Maybe it's in deference to a marquee event like the Travers Stakes, or more likely it's the feast-or-famine method of scheduling stakes at the 2009 meet. Whatever the case, the Saturday card at Arlington Park surely won't be one of the more memorable programs in track history, owing to an obvious dearth of high-end competition.

Two entry-level allowances (races 7 and 8) serve as nominal co-features on a nine-race program that starts at the usual 1 p.m. Central, with neither appearing to include a standout favorite.

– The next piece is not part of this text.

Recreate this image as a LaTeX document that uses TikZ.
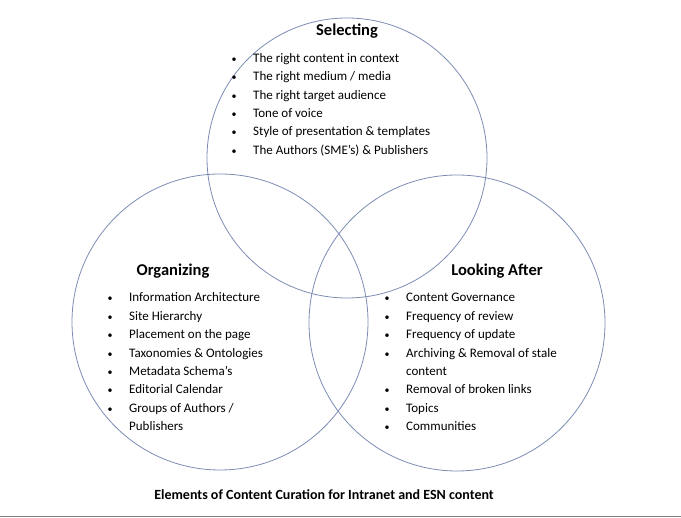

The seventh race, a $41,480 Polytrack race for 3-year-old fillies at seven furlongs, could have Brezing Rain as a lukewarm choice. After winning her career debut in June at Arlington, the Tom Proctor-trained filly wheeled back to be second for this condition in her only subsequent start.

Clear Cut, beaten just a head in the same race Brezing Rain exits, and Hug It Out, turning back from route races, look like the strongest opposition in a field of six.

The eighth race, a $31,500 turf race for older Illinois-breds at a mile, carries a little more depth. Weggie and Cannon's Call, the respective two-three finishers in a similar turf race Aug. 9, are among the field of eight entered.

Trainer Chris Block sends out late-running Weggie and has a second threat in the race in Triple Check. They race uncoupled for wagering purposes. Triple Check was fifth as the favorite in the common Aug. 9 race.

Arlington has not staged a major event since the Aug. 8 International Festival of Racing, featuring the 27th Arlington Million. Another important weekend looms, however, as seven stakes (including five Grade 3 races) will be run at the Arlington Heights, Ill., track on Labor Day weekend: three on Sept. 5, and four on Sept. 7.

* The $50,000 John Henry was supposed to anchor the Saturday card, but Arlington racing officials recently announced the one-mile turf race for older horses has been postponed until later in the meet, possibly to Sept. 19 or 26.

* Wayne Catalano and Junior Alvarado have steadily edged ahead in what once were tight trainer and jockey races, respectively. Into Thursday, Catalano had won 37 races at the meet, 10 more than his closest competitor, while Alvarado held a six-win margin with 79 winners.